The job loss vector isn’t that every interaction becomes automated. It’s that one human can supervise a bigger queue. In practice, that looks like fewer L1 agents and more QA, policy, and escalation specialists.
This hits SaaS especially hard because customer support is a big cost center, and AI also reduces the need for “how do I use this product” handholding.
2. Sales development reps.
The SDR role exists because outbound is repetitive, data-driven, and time-consuming.
That’s exactly what agents like to do.
Modern agent stacks can build prospect lists, enrich accounts, write personalized emails, follow up, qualify inbound leads, and schedule meetings.
Humans still help with judgment and relationship building, but the entry-level top-of-funnel grind is exposed.
Why this connects to SaaS disruption. If SaaS vendors themselves automate outreach, they’ll need fewer SDRs. If SaaS buyers automate procurement research and vendor comparisons, they also need fewer SDR conversations. Either way, the volume of human-to-human touches drops.
“We’re investing in AI to scale pipeline” likely translates into “we’re freezing SDR hiring.”
3. Junior software analysts.
AI won’t replace senior engineers in 2026.
But it’s already collapsing some junior-heavy work.
Two buckets are most exposed.
First is QA and test writing.
Agents can generate test cases, write and run automated tests, and propose fixes from logs. Humans remain for test strategy and final sign-off, but fewer people are needed to produce coverage.
Second is implementation and support engineering for standard deployments. Agents can map requirements to templates, generate scripts, migrate configs, and troubleshoot common errors by searching logs and documentation.
This is part of the same story investors are worried about in software stocks. If agents do more of the “operate the app” work, companies may buy fewer add-on services, and they may need fewer humans in services teams.
4. Real estate transaction coordinators and junior broker support.
The real estate services selloff is a clue about where labor gets squeezed first.

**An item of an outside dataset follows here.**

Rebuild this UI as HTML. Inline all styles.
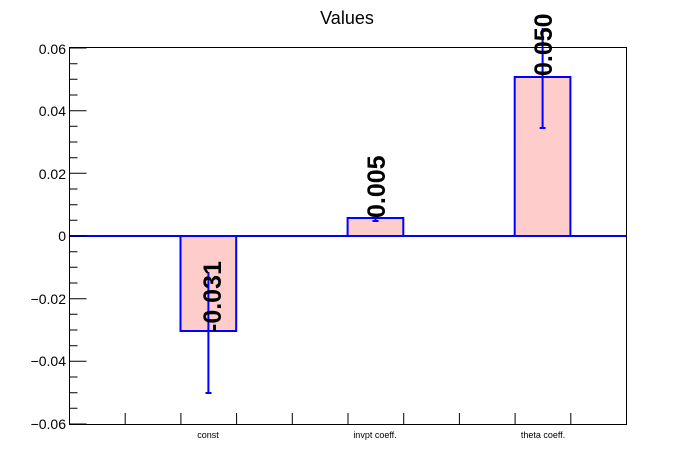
<!DOCTYPE html>
<html><head><meta charset="utf-8"><style>body{margin:0;background:#fff}svg{display:block}</style></head><body>
<svg width="696" height="472" xmlns="http://www.w3.org/2000/svg" font-family="Liberation Sans, sans-serif">
<rect width="696" height="472" fill="#fff"/>
<text x="347" y="24" font-size="18" text-anchor="middle">Values</text>
<g fill="#ffcccc" stroke="#0000ff" stroke-width="2">
<rect x="180.5" y="236" width="55.7" height="95"/>
<rect x="347.6" y="218" width="55.7" height="18"/>
<rect x="514.7" y="77" width="55.7" height="159"/>
</g>
<g stroke="#0000ff" stroke-width="2">
<line x1="208.4" y1="272" x2="208.4" y2="394"/>
<line x1="205.5" y1="393" x2="211.5" y2="393"/>
<line x1="375.5" y1="214" x2="375.5" y2="222"/>
<line x1="372.5" y1="221" x2="378.5" y2="221"/>
<line x1="542.6" y1="28" x2="542.6" y2="128"/>
<line x1="539.6" y1="128" x2="545.6" y2="128"/>
<line x1="70" y1="236" x2="627" y2="236"/>
</g>
<g stroke="#000" stroke-width="1" fill="none">
<rect x="69.5" y="47.5" width="557" height="377"/>
<path d="M69.5 48h17M69.5 110.7h17M69.5 173.3h17M69.5 236h17M69.5 298.7h17M69.5 361.3h17M69.5 424h17"/>
<path d="M69.5 63.7h8M69.5 79.3h8M69.5 95h8M69.5 126.3h8M69.5 142h8M69.5 157.7h8M69.5 189h8M69.5 204.7h8M69.5 220.3h8M69.5 251.7h8M69.5 267.3h8M69.5 283h8M69.5 314.3h8M69.5 330h8M69.5 345.7h8M69.5 377h8M69.5 392.7h8M69.5 408.3h8"/>
<path d="M125.2 424v-11M180.9 424v-11M236.6 424v-11M292.3 424v-11M348 424v-11M403.7 424v-11M459.4 424v-11M515.1 424v-11M570.8 424v-11"/>
</g>
<g font-size="14" text-anchor="end">
<text x="66" y="54">0.06</text>
<text x="66" y="116">0.04</text>
<text x="66" y="179">0.02</text>
<text x="66" y="241">0</text>
<text x="66" y="304">−0.02</text>
<text x="66" y="366">−0.04</text>
<text x="66" y="429">−0.06</text>
</g>
<g font-size="9" text-anchor="middle">
<text x="208" y="438">const</text>
<text x="375" y="438">invpt coeff.</text>
<text x="543" y="438">theta coeff.</text>
</g>
<g font-size="25" font-weight="bold">
<text transform="translate(221,332) rotate(-90)">-0.031</text>
<text transform="translate(385,218) rotate(-90)">0.005</text>
<text transform="translate(552,76) rotate(-90)">0.050</text>
</g>
</svg>
</body></html>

AI can already do a lot of the paper-and-process layer that surrounds deals.
Listing descriptions, comp pulls, market summaries, disclosure packet assembly, scheduling, follow-ups, and status updates are all structured tasks with standard language.
Agents can also monitor deadlines and nudge the right parties.
That threatens roles like transaction coordinators, listing coordinators, and junior staff who do research and document prep. It also compresses the apprentice path into brokerage, because fewer “support hours” are needed per agent.
Expect “fewer real-estate employees per $1B in transaction volume” in 2026.
5. Freight brokers and dispatchers.
Today’s trucking and logistics fear trade is about one idea.
If an AI tool can match loads, price lanes, schedule capacity, and resolve exceptions faster than humans, the brokerage layer thins out.
Freight brokerage and dispatch are full of repeatable decisions.
Who should take this load. What’s the price band. What’s the ETA risk. What’s the best backhaul. Agents can ingest telematics. Weather. Shipper constraints. And historical lane data. Then run the optimization continuously.
Humans still matter for relationship management. High-value accounts. And true exceptions. But like customer support, the headcount math changes. Fewer people can manage more loads.
Separately, weakness in freight demand is already driving job cuts and closures in parts of the logistics world, which makes “AI efficiency” an even easier board-level story to sell.
The takeaway.
If you’re planning for 2026, assume the first layoffs won’t come from “AI replaces the whole job.”
They’ll come from queue compression in roles where output is measurable and workflows are standardized, especially in SaaS, real estate services, and logistics.
Teams that run on tickets, templates, or scripts, will be redesigned around a smaller number of humans supervising AI agents. Industry insiders are resistant to change (that includes employees) is one of the 5 Signs an Industry Is Ripe for Disruption. Adapt immediately or risk losing your job.